Overall Experience - 7.7
Summary : The dough is a bit chewy, but the old school pizzeria in an outdoor strip mall serves up otherwise delicious pies.
Last month, I spent a few days in Puerto Rico and I was determined to try the best pizza possible down there. I didn’t have time to do much exploring in person, so I had to leave it up to some discussion boards on the internet to figure out where that might be. Despite the fact that I was staying in San Juan — where pizza is plentiful — my research led me to a place in Caguas, a quaint town 25 miles south of San Juan. The place? Mario’s Pizza Palace.
Although Mario’s might not sound like a traditional Puerto Rican place, I was not looking for traditional Puerto Rican pizza (that would likely include some sort of mashed plantains instead of pizza sauce). What I wanted was the best. And after paying a visit there, I do believe it may very well be the best pizza in Puerto Rico. Here’s the deal. There are a bunch of pizza places named Mario’s in Caguas. The one that locals rave about is the original — located in a non-descript strip mall on Calle Gautier Benitez. I found that foursquare was the best way to pinpoint its exact location.
So with directions in hand, me and some friends packed into a rental car and made the drive down to Caguas. From the outside, Mario’s doesn’t look like anything special at all. But walk in and you’ll discover an old- school pizzeria feel. The menus are, of course, completely in Spanish and you don’t hear a word of English spoken amongst the staff (perhaps not so different than in New York) and customers. When you walk in, on the left hand side, is the kitchen where you can watch the pies being made and order slices. A queso (cheese) slice is $1.90, a chorizo (sausage) slices is $2.00, a peperoni slices is $2.40, and a tocineta (bacon) slice is $2.60.

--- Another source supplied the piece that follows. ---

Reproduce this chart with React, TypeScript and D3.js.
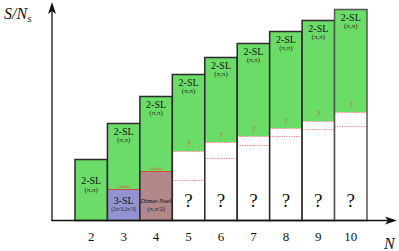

We opted to head towards the back of the restaurant where there is table service. The restaurant has seating for about 50 people and it was almost completely full on a Tuesday afternoon at lunchtime. We ordered one large cheese pizza for four of us. It came in 10 decent sized slices. The full pies are actually served in four sizes: medium, large, extra large, and sportman. I did not inquire into how big the sportman pie is, but I assume it’s an extra extra large pie. If I was in charge of marketing at Mario’s I might run one of those “finish a sportman by yourself and its free” promotions.
Our pie was solid. It tasted not so different that what you might find at your local pizza place in the United States, with one notable difference. It was doughy and chewy. Very much so. Almost to the point that the dough tasted undercooked. I’m not sure if we had an undercooked pie, of if this is simply how all of the pizza is served at Mario’s. I actually like doughy pizzas, so this is not so much a criticism as it is just a note. But certainly that crunchy, crispy aspect of the pie was lacking.
So is a trip down to Caguas for Mario’s Pizza worth it? For the pizza alone, probably not. But if you’re in San Juan for a week and looking to get out and see the countryside and some other towns, it makes for a nice half day trip. There is much to do in Caguas other than eat pizza and I wish I’d had time to check out museums and do some other exploring. Mario’s might very well be Puerto Rico’s best pizza. But you’ll have to go there yourself to weigh in.